Golden Rice: the miracle crop greens love to hate


Rice is the staple food of over 3.5 billion people, most of whom live in the poorest parts of the world. But the world’s staple does come with one major drawback. Despite being loaded with other nutrients, rice is naturally lacking in vitamin A.

The Lancet estimates that, every year, around 670,000 children under the age of five die as a result of vitamin-A deficiency. Imagine, then, the development potential of a genetically modified, mass-market strain of rice that is packed with all the typical nutrients you’d expect, but which also comes loaded with vitamin A.

Golden Rice is such a crop, and it’s the genetically modified organism (GMO) the South has been waiting for. Unfortunately, certain groups are agitating against Golden Rice over claims it is dangerous – despite it having passed every test and safety check it has ever faced. This resistance is largely thanks to environmental organisations like Greenpeace, who have spent decades campaigning relentlessly against GMOs on the basis of unfounded health concerns.

This is despite the fact that GM foodstuffs are commonplace in the US, where the crops are needed far less than they are in the poorest parts of the world. Yet Greenpeace continues to wage war on these revolutionary new foodstuffs, batting away study after study that emerges in defence of GMOs like Golden Rice.

Greenpeace has become so blindly dogmatic in its approach that, late last month, 110 Nobel Laureates signed an open letter condemning its rejection of GMOs. The signatories, who account for one third of living Nobel laureates, went so far as to suggest that Greenpeace’s demonisation of perfectly healthy GMOs, particularly Golden Rice, is akin to a ‘crime against humanity’. They estimate that many of the two million annual deaths attributed to vitamin-A deficiency could be prevented by Golden Rice.

In its response, Greenpeace claimed that its opposition to Golden Rice is down to the failure of manufacturers to produce it cheaply and plentifully. This is a bit rich, considering obstructions by environmentalists has made production of Golden Rice difficult. In 2013, green activists destroyed trial plots of Golden Rice in the Philippines – setting its development back by years.

Perhaps eco-alarmists genuinely believe, in their own paternalistic way, that they are helping the global poor by restricting their access to these new crops. However, their dogmatic resistance to scientific progress is doing more damage than all the GMOs in the world ever could.

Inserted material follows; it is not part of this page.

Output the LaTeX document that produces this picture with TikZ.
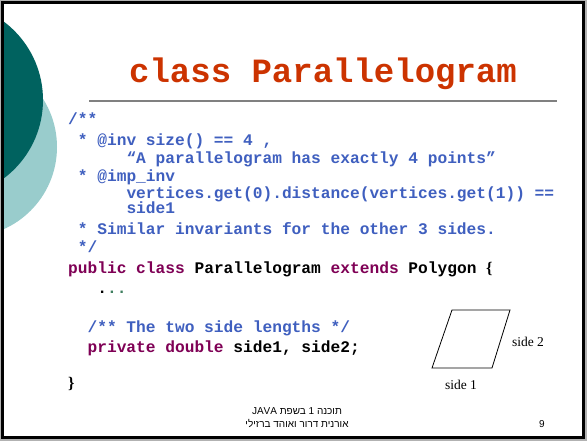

Greenpeace should consider looking at the facts. Throughout the history of their existence, nobody has died as a result of eating GMOs. Countless lives have certainly been lost in that time, however, and many development opportunities have been stifled, thanks to hunger.

It’s time organisations like Greenpeace ended their ingrained opposition to Golden Rice and other GM crops. It’s time we all embraced the life-changing potential of such crops.